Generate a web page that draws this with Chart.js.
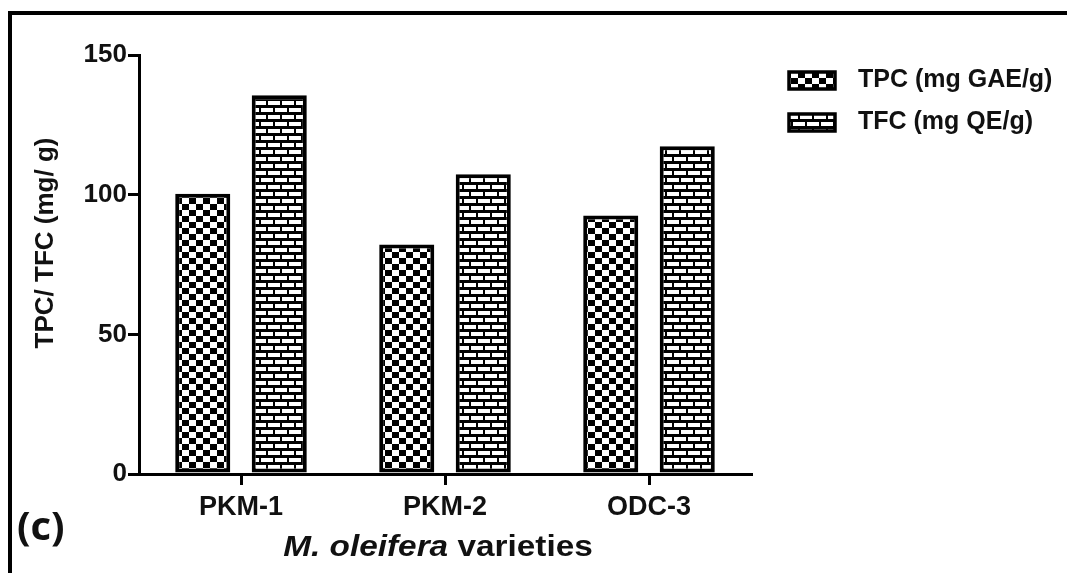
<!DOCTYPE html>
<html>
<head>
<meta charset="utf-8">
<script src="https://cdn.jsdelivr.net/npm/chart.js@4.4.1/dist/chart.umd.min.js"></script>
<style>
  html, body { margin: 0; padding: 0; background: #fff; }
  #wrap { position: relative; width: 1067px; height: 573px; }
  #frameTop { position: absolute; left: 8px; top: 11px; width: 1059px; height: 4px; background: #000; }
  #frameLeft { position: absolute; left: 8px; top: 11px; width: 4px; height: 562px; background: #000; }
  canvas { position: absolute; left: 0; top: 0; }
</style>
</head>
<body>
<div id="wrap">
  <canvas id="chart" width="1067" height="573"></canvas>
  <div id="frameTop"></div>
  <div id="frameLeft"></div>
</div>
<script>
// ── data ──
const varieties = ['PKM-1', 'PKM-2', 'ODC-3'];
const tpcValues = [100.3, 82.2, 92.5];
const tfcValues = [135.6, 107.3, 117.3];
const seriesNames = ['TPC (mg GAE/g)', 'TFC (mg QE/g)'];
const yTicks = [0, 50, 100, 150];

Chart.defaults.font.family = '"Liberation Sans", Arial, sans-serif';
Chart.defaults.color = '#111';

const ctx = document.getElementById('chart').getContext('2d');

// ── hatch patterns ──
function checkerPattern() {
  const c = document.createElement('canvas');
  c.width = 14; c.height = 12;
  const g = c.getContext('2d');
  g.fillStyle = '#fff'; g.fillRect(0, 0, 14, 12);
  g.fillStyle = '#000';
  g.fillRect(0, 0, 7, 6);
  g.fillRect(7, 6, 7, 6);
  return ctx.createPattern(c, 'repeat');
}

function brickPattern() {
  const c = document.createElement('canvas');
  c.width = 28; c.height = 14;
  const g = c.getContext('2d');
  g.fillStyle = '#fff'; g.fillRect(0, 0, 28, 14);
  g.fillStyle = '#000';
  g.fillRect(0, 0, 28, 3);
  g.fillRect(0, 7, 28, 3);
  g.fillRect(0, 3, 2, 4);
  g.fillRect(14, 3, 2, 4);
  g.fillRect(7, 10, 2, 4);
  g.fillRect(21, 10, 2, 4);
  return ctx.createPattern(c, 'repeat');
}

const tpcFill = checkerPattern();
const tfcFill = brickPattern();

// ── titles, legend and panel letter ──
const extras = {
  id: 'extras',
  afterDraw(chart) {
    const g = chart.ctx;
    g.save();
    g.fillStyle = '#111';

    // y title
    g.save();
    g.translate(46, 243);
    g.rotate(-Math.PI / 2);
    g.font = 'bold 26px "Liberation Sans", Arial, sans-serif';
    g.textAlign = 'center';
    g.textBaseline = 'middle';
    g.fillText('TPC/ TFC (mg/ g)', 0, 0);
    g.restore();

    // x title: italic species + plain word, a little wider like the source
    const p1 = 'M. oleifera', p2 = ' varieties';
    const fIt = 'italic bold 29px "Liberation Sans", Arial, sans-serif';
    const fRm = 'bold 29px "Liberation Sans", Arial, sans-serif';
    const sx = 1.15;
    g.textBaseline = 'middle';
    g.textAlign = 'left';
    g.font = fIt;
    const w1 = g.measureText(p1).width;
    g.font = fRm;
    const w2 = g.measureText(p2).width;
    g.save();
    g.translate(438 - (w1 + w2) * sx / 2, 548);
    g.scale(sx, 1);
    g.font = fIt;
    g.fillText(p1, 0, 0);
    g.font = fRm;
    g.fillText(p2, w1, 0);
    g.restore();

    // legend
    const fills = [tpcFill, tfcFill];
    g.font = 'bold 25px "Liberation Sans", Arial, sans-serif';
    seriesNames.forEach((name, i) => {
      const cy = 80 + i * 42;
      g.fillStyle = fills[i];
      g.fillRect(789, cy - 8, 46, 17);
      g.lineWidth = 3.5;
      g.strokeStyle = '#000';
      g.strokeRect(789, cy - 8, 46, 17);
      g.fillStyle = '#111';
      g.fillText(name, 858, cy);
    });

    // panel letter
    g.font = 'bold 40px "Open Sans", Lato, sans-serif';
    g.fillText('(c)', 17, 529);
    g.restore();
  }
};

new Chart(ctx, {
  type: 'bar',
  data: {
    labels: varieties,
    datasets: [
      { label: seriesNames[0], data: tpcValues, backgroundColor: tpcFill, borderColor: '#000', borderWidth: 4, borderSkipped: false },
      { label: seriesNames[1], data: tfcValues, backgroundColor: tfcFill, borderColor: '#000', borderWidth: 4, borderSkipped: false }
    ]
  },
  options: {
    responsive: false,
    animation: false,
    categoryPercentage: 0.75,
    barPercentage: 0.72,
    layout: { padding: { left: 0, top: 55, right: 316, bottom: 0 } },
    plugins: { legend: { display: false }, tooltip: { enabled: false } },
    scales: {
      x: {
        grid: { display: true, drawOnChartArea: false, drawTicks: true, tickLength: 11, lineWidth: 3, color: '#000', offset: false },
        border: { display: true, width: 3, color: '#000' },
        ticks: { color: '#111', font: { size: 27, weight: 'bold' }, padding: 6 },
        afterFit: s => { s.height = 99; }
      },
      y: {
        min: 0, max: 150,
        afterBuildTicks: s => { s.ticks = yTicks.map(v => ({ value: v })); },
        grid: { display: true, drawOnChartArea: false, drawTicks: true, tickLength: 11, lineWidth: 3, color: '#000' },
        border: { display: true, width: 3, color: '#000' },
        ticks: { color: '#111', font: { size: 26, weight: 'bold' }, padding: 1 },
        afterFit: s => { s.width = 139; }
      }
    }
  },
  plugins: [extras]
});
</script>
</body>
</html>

**Written instruction:**
Transcribe the whole listing, character for character, but not its images.

**Problem solution:**
Generate a web page that draws this with Chart.js.
<!DOCTYPE html>
<html>
<head>
<meta charset="utf-8">
<script src="https://cdn.jsdelivr.net/npm/chart.js@4.4.1/dist/chart.umd.min.js"></script>
<style>
  html, body { margin: 0; padding: 0; background: #fff; }
  #wrap { position: relative; width: 1067px; height: 573px; }
  #frameTop { position: absolute; left: 8px; top: 11px; width: 1059px; height: 4px; background: #000; }
  #frameLeft { position: absolute; left: 8px; top: 11px; width: 4px; height: 562px; background: #000; }
  canvas { position: absolute; left: 0; top: 0; }
</style>
</head>
<body>
<div id="wrap">
  <canvas id="chart" width="1067" height="573"></canvas>
  <div id="frameTop"></div>
  <div id="frameLeft"></div>
</div>
<script>
// ── data ──
const varieties = ['PKM-1', 'PKM-2', 'ODC-3'];
const tpcValues = [100.3, 82.2, 92.5];
const tfcValues = [135.6, 107.3, 117.3];
const seriesNames = ['TPC (mg GAE/g)', 'TFC (mg QE/g)'];
const yTicks = [0, 50, 100, 150];

Chart.defaults.font.family = '"Liberation Sans", Arial, sans-serif';
Chart.defaults.color = '#111';

const ctx = document.getElementById('chart').getContext('2d');

// ── hatch patterns ──
function checkerPattern() {
  const c = document.createElement('canvas');
  c.width = 14; c.height = 12;
  const g = c.getContext('2d');
  g.fillStyle = '#fff'; g.fillRect(0, 0, 14, 12);
  g.fillStyle = '#000';
  g.fillRect(0, 0, 7, 6);
  g.fillRect(7, 6, 7, 6);
  return ctx.createPattern(c, 'repeat');
}

function brickPattern() {
  const c = document.createElement('canvas');
  c.width = 28; c.height = 14;
  const g = c.getContext('2d');
  g.fillStyle = '#fff'; g.fillRect(0, 0, 28, 14);
  g.fillStyle = '#000';
  g.fillRect(0, 0, 28, 3);
  g.fillRect(0, 7, 28, 3);
  g.fillRect(0, 3, 2, 4);
  g.fillRect(14, 3, 2, 4);
  g.fillRect(7, 10, 2, 4);
  g.fillRect(21, 10, 2, 4);
  return ctx.createPattern(c, 'repeat');
}

const tpcFill = checkerPattern();
const tfcFill = brickPattern();

// ── titles, legend and panel letter ──
const extras = {
  id: 'extras',
  afterDraw(chart) {
    const g = chart.ctx;
    g.save();
    g.fillStyle = '#111';

    // y title
    g.save();
    g.translate(46, 243);
    g.rotate(-Math.PI / 2);
    g.font = 'bold 26px "Liberation Sans", Arial, sans-serif';
    g.textAlign = 'center';
    g.textBaseline = 'middle';
    g.fillText('TPC/ TFC (mg/ g)', 0, 0);
    g.restore();

    // x title: italic species + plain word, a little wider like the source
    const p1 = 'M. oleifera', p2 = ' varieties';
    const fIt = 'italic bold 29px "Liberation Sans", Arial, sans-serif';
    const fRm = 'bold 29px "Liberation Sans", Arial, sans-serif';
    const sx = 1.15;
    g.textBaseline = 'middle';
    g.textAlign = 'left';
    g.font = fIt;
    const w1 = g.measureText(p1).width;
    g.font = fRm;
    const w2 = g.measureText(p2).width;
    g.save();
    g.translate(438 - (w1 + w2) * sx / 2, 548);
    g.scale(sx, 1);
    g.font = fIt;
    g.fillText(p1, 0, 0);
    g.font = fRm;
    g.fillText(p2, w1, 0);
    g.restore();

    // legend
    const fills = [tpcFill, tfcFill];
    g.font = 'bold 25px "Liberation Sans", Arial, sans-serif';
    seriesNames.forEach((name, i) => {
      const cy = 80 + i * 42;
      g.fillStyle = fills[i];
      g.fillRect(789, cy - 8, 46, 17);
      g.lineWidth = 3.5;
      g.strokeStyle = '#000';
      g.strokeRect(789, cy - 8, 46, 17);
      g.fillStyle = '#111';
      g.fillText(name, 858, cy);
    });

    // panel letter
    g.font = 'bold 40px "Open Sans", Lato, sans-serif';
    g.fillText('(c)', 17, 529);
    g.restore();
  }
};

new Chart(ctx, {
  type: 'bar',
  data: {
    labels: varieties,
    datasets: [
      { label: seriesNames[0], data: tpcValues, backgroundColor: tpcFill, borderColor: '#000', borderWidth: 4, borderSkipped: false },
      { label: seriesNames[1], data: tfcValues, backgroundColor: tfcFill, borderColor: '#000', borderWidth: 4, borderSkipped: false }
    ]
  },
  options: {
    responsive: false,
    animation: false,
    categoryPercentage: 0.75,
    barPercentage: 0.72,
    layout: { padding: { left: 0, top: 55, right: 316, bottom: 0 } },
    plugins: { legend: { display: false }, tooltip: { enabled: false } },
    scales: {
      x: {
        grid: { display: true, drawOnChartArea: false, drawTicks: true, tickLength: 11, lineWidth: 3, color: '#000', offset: false },
        border: { display: true, width: 3, color: '#000' },
        ticks: { color: '#111', font: { size: 27, weight: 'bold' }, padding: 6 },
        afterFit: s => { s.height = 99; }
      },
      y: {
        min: 0, max: 150,
        afterBuildTicks: s => { s.ticks = yTicks.map(v => ({ value: v })); },
        grid: { display: true, drawOnChartArea: false, drawTicks: true, tickLength: 11, lineWidth: 3, color: '#000' },
        border: { display: true, width: 3, color: '#000' },
        ticks: { color: '#111', font: { size: 26, weight: 'bold' }, padding: 1 },
        afterFit: s => { s.width = 139; }
      }
    }
  },
  plugins: [extras]
});
</script>
</body>
</html>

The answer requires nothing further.